Longtime National Geographic editor Paul Martin has written 12 books of fiction and nonfiction. Coming in November is Summer of Love, a mystery set in California and Vietnam in 1967. Graduating from UC Berkeley in this era of sex, drugs, and rock ’n’ roll, twins Bobby and Jack Doyle forge different career paths. Bobby becomes a San Francisco music journalist, while Jack heads to Vietnam. Over the summer, both brothers experience death firsthand, Jack on the battlefield and Bobby in drug-infested Haight-Ashbury. Bobby’s traumas become as threatening as Jack’s when he’s arrested for the murders of two women he’d grown close to.
Paul’s previous mysteries include Dance of the Millions, a tale of voodoo-inspired killings set in post–WWI Cuba, when soaring sugar prices created overnight millionaires and Americans flocked to the island to escape Prohibition. In Killin’ Floor Blues, a serial killer stalks Robert Johnson, Ma Rainey, and other blues icons during the Great Depression. Paul’s other novels include Lost in Saigon, a story that grew out of his Vietnam War service, and Far Haven, a time-travel thriller set in a dystopian future America and plague-ridden 14th-century England. Paul is also the author of a collection of poetry, Strange World.

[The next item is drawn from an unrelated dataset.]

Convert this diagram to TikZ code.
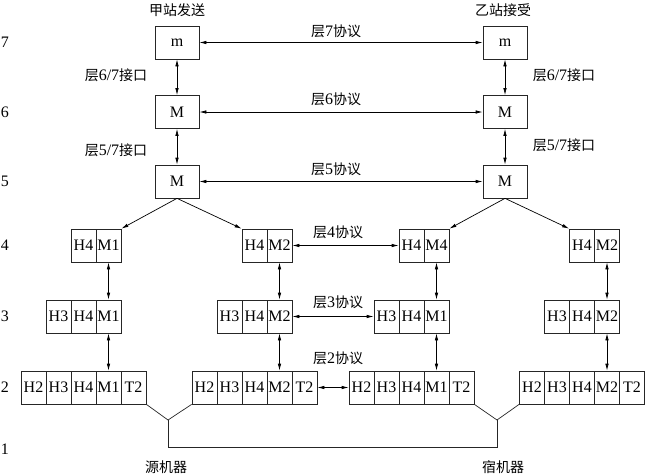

Paul’s nonfiction includes a trio of biographical collections profiling just over a hundred fascinating but little-known men and women. Secret Heroes portrays some of the most inspiring unsung Americans. Villains, Scoundrels, and Rogues depicts a startling roster of American ne’er-do-wells. American Trailblazers chronicles individuals who performed some unique original feat that’s been overlooked. The San Francisco Book Review says of Paul’s writing, “Author Paul Martin doesn’t know the meaning of the word boring.”